Check https://docs.podman.io/en/latest/Commands.html for more info about available commands.

Podman Compose

There is a package in Arch Linux official repositories called podman-compose that can run Docker Compose environments with podman. After installed, just replace docker-compose with podman-compose (e.g.: podman-compose up). In addition to that, since v3.0, Podman supports Docker Compose, which can run against Podman REST API (only when running as root).

Troubleshooting

  • Binary not found warning.
    WARN[0002]  binary not found, container dns will not be enabled
    

    Try installing aardvark-dns.

  • newuidmap error.
    newuidmap: subuid overflow detected
    

    Try editing /etc/subuid and /etc/subgid:

    root:100000:65536
    <your username>:100000:65536
    
  • podman search <search term> does not return any results.

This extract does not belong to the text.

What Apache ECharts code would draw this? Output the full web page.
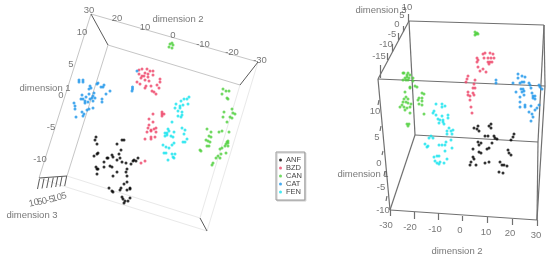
<!DOCTYPE html>
<html><head><meta charset="utf-8">
<style>html,body{margin:0;padding:0;background:#fff}#c{width:550px;height:262px}</style>
<script src="https://cdn.jsdelivr.net/npm/echarts@6/dist/echarts.min.js"></script>
</head><body><div id="c"></div>
<script>
const groups = ['ANF','BZD','CAN','CAT','FEN'];
const colors = ['#000000','#ee4468','#4fd03c','#1b95ea','#14e4ee'];

// points, left panel then right panel
const anfLeft = [[96,137],[95,140],[97,144],[122,140],[124,140],[117,144],[121,150],[98,153],[97,154],[94,156],[112,155],[113,157],[108,158],[107,158],[104,162],[119,154],[120,158],[117,160],[122,162],[126,163],[131,164],[133,161],[134,160],[136,161],[138,158],[96,167],[98,169],[97,169],[97,174],[104,167],[110,166],[112,167],[117,172],[113,176],[127,169],[126,172],[127,176],[127,182],[124,184],[109,188],[112,191],[113,192],[121,188],[120,190],[127,190],[130,188],[130,189],[122,197],[123,199],[130,198],[125,201],[124,203],[128,201]];
const anfRight = [[478,126],[474,128],[477,129],[479,131],[491,124],[489,126],[491,128],[485,136],[488,136],[494,136],[495,138],[497,139],[478,142],[481,143],[479,145],[489,148],[487,149],[492,143],[473,149],[479,152],[481,153],[473,157],[474,159],[471,162],[470,165],[476,165],[485,163],[489,162],[500,162],[499,172],[514,134],[513,137],[511,140],[508,150],[509,153],[511,155],[502,165],[504,165],[507,166],[503,173]];
const bzdLeft = [[139,70],[142,69],[147,69],[150,71],[153,71],[139,74],[142,76],[145,73],[148,74],[144,76],[148,77],[153,75],[141,78],[145,80],[149,81],[160,79],[160,82],[137,82],[140,84],[146,86],[145,88],[151,86],[157,85],[159,88],[152,91],[154,92],[156,94],[153,114],[162,112],[162,114],[164,114],[162,116],[149,119],[153,122],[149,125],[148,128],[151,130],[154,129],[156,128],[156,132],[147,132],[151,131],[155,137],[151,137],[151,139],[145,139],[141,163],[145,161]];
const bzdRight = [[483,54],[485,53],[490,53],[493,54],[484,58],[488,58],[491,58],[494,58],[477,58],[478,60],[477,62],[488,62],[490,62],[492,62],[489,64],[478,67],[483,69],[480,71],[486,72],[468,76],[467,79],[466,82],[475,80],[474,84],[473,88],[475,88],[468,92],[473,93],[468,95],[470,96],[474,95],[470,100],[471,107],[472,113]];
const canLeft = [[170,44],[172,43],[173,45],[169,47],[172,48],[223,89],[226,91],[229,91],[222,94],[227,98],[228,99],[232,109],[224,112],[233,113],[235,114],[223,117],[230,117],[232,118],[227,122],[207,129],[211,132],[219,132],[222,131],[229,132],[209,136],[211,137],[206,140],[208,141],[210,142],[228,141],[227,142],[226,144],[228,143],[225,146],[228,146],[209,146],[207,146],[200,150],[201,151],[222,148],[220,149],[226,153],[221,154],[218,156],[216,158],[220,158],[213,163],[212,165]];
const canRight = [[475,32],[477,33],[476,34],[475,35],[478,34],[403,73],[404,73],[408,73],[407,75],[410,75],[405,78],[407,77],[409,78],[403,80],[406,80],[408,80],[413,78],[413,81],[405,92],[410,87],[410,88],[415,86],[417,87],[422,93],[424,94],[406,97],[404,99],[408,99],[403,102],[406,102],[408,103],[402,105],[400,107],[404,107],[411,104],[410,107],[407,108],[405,110],[419,98],[422,98],[418,100],[422,101],[419,104],[422,105],[410,113],[424,114],[407,124],[409,124],[408,126]];
const catLeft = [[79,80],[83,80],[79,82],[83,82],[90,86],[91,88],[89,89],[98,83],[97,84],[104,85],[103,87],[101,87],[110,91],[106,94],[89,94],[94,93],[93,96],[95,98],[82,95],[81,99],[83,99],[86,97],[90,99],[88,102],[85,103],[93,101],[74,103],[75,106],[75,109],[102,99],[102,102],[93,108],[89,109],[87,110],[82,112],[84,114],[83,116],[76,117],[85,101],[92,98],[137,71],[132.5,87],[132.5,89],[132,91]];
const catRight = [[496,80],[496,83],[518,74],[518,78],[522,76],[525,77],[513,83],[520,83],[522,82],[524,82],[529,83],[530,85],[531,88],[539,85],[540,87],[542,89],[516,92],[521,89],[523,89],[524,91],[522,92],[524,95],[532,93],[533,96],[535,96],[533,98],[535,99],[520,97],[520,102],[520,107],[525,105],[525,107],[531,106],[537,108],[539,105],[535,110],[529,112],[532,114],[533,117],[531,121]];
const fenLeft = [[189,97],[187,99],[184,99],[181,101],[176,104],[180,106],[183,105],[188,104],[175,108],[180,108],[178,111],[182,112],[182,115],[178,116],[181,117],[172,122],[168,129],[169,131],[165,133],[167,133],[165,136],[167,135],[174,132],[171,136],[173,137],[182,128],[185,130],[184,134],[187,139],[185,142],[183,142],[174,143],[163,145],[166,147],[169,148],[172,145],[164,153],[166,153],[172,154],[175,154],[173,157],[174,158],[168,160]];
const fenRight = [[436,104],[442,104],[445,106],[442,107],[434,111],[433,113],[436,115],[442,116],[448,115],[448,118],[438,119],[440,120],[443,120],[439,123],[443,122],[444,124],[449,128],[447,131],[451,131],[453,130],[452,134],[447,134],[431,136],[433,138],[429,138],[425,144],[427,147],[428,146],[439,145],[442,145],[446,142],[445,145],[451,140],[452,148],[445,151],[437,156],[434,157],[439,156],[447,159],[440,162],[435,161],[437,163],[439,164],[444,163]];

// frame edges of the two projected boxes
const edgesLight = [[[91,14],[258,62]],[[108,45],[240,85]],[[91,14],[39,178]],[[108,45],[67,176]]];
const edgesFaint = [[[67,176],[200,218]],[[60,185],[207,231]],[[240,85],[200,218]],[[258,62],[207,231]],[[39,178],[60,185]]];
const edgesDark = [[[91,14],[108,45]],[[258,62],[240,85]],[[200,218],[207,231]],[[39,178],[67,176]],
  [[39.5,179],[37.5,189]],[[44,178.5],[42,188.5]],[[48.7,178],[46.7,188]],[[53.3,177.5],[51.3,187.5]],[[57.7,177],[55.7,187]],[[62,176.5],[60,186.5]],[[66.7,176],[64.7,186]]];
const edgesBox = [[[409,21],[544,25]],[[378,79],[545,86]],[[409,21],[378,79]],[[409,21],[415,135]],[[415,135],[538,142]],[[378,79],[390,210]],[[390,210],[537,220]],[[415,135],[390,210]],[[544,25],[538,142]],[[545,86],[537,220]],[[537,220],[538,142]],[[544,25],[545,86]],
  [[408,14],[408,22]],[[403,26],[403,32]],[[398,33],[398,40]],[[392,44],[392,52]],[[387,53],[387,60]],[[380,65],[380,78]],
  [[379,100],[378,105]],[[381,126],[380,131]],[[383,151],[382,155]],[[385,171],[384,176]],[[387,196],[386,201]],
  [[390,210],[390,216]],[[414,212],[414,219]],[[438,213],[438,220]],[[462,216],[462,221]],[[487,217],[487,223]],[[512,219],[512,225]],[[537,220],[537,226]]];

// texts and their anchors
const labels = ['30','20','10','0','-10','-20','-30','dimension 2','10','5','dimension 1','0','-5','-10','dimension 3',
  'dimension 3','10','5','0','-5','-10','-15','10','5','0','-5','-10','dimension 1','-30','-20','-10','0','10','20','30','dimension 2'];
const labelAnchors = [[89,10],[117,18],[145,27],[173,35],[203,44],[232,52],[260,60],[178,19],[82,32],[71,64],[45,88],[61,95],[51,127],[40,159],[32,215],
  [381,10],[407,7],[402,15],[397,24],[392,34],[386,44],[379,56],[375,111],[377,137],[379,163],[381,187],[383,210],[363,174],[386,225],[410,227],[435,229],[460,230],[486,232],[510,233],[536,235],[457,251]];
const slantedLabels = ['10','5','0','-5','10','5'];
const slantedAnchors = [[34,203],[40,202],[44.5,201],[50,200],[57,198],[64,196]];

const series = [];
const addEdges = (edges, color, width) => series.push({type:'lines', coordinateSystem:'cartesian2d', silent:true, z:1,
  data: edges.map(e => ({coords:e})), lineStyle:{color, width, opacity:1}});
addEdges(edgesFaint,'#e9e9e9',1);
addEdges(edgesLight,'#c6c6c6',1);
addEdges(edgesDark,'#5a5a5a',1);
addEdges(edgesBox,'#707070',1.2);
const pointSets = [anfLeft.concat(anfRight), bzdLeft.concat(bzdRight), canLeft.concat(canRight), catLeft.concat(catRight), fenLeft.concat(fenRight)];
groups.forEach((g,i) => series.push({type:'scatter', name:g, data:pointSets[i], symbol:'circle', symbolSize:3, z:3,
  itemStyle:{color:colors[i]}}));
series.push({type:'scatter', silent:true, symbolSize:0, z:4,
  data: labels.map((t,i) => ({value:labelAnchors[i], name:t}))
    .concat(slantedLabels.map((t,i) => ({value:slantedAnchors[i], name:t, label:{rotate:13}}))),
  label:{show:true, position:'inside', formatter:p => p.name, fontFamily:'Liberation Sans', fontSize:9.5, color:'#555555'}});

const chart = echarts.init(document.getElementById('c'), null, {renderer:'canvas'});
chart.setOption({
  animation:false, backgroundColor:'#ffffff',
  grid:{left:0,right:0,top:0,bottom:0},
  xAxis:{type:'value', min:0, max:550, show:false},
  yAxis:{type:'value', min:0, max:262, inverse:true, show:false},
  legend:{data:groups, orient:'vertical', left:276, top:152, icon:'circle', itemWidth:3, itemHeight:3, itemGap:0,
    padding:[4,3,4,3], borderColor:'#999999', borderWidth:1, backgroundColor:'#fff', selectedMode:false,
    shadowColor:'#cccccc', shadowOffsetX:1, shadowOffsetY:1, shadowBlur:0,
    textStyle:{fontFamily:'Liberation Sans', fontSize:7.5, color:'#444', padding:[0,0,0,-1], lineHeight:8}},
  series
});
</script></body></html>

Edit /etc/containers/registries.conf, uncomment and edit this line (by replacing example.com with docker.io):
    unqualified-search-registries = ["docker.io"]
    
  • Remove external containers (from interrupted builds). When a temporary container has been created by a tool like ‘buildah’ during an image creation, it will show when running podman ps --external. To remove those containers (after interrupting a build, for example), first list the containers with the above command to see their ID. Then, unmount the containers: podman unmount <container ID>. Finally, remove the container with podman rm <container ID>.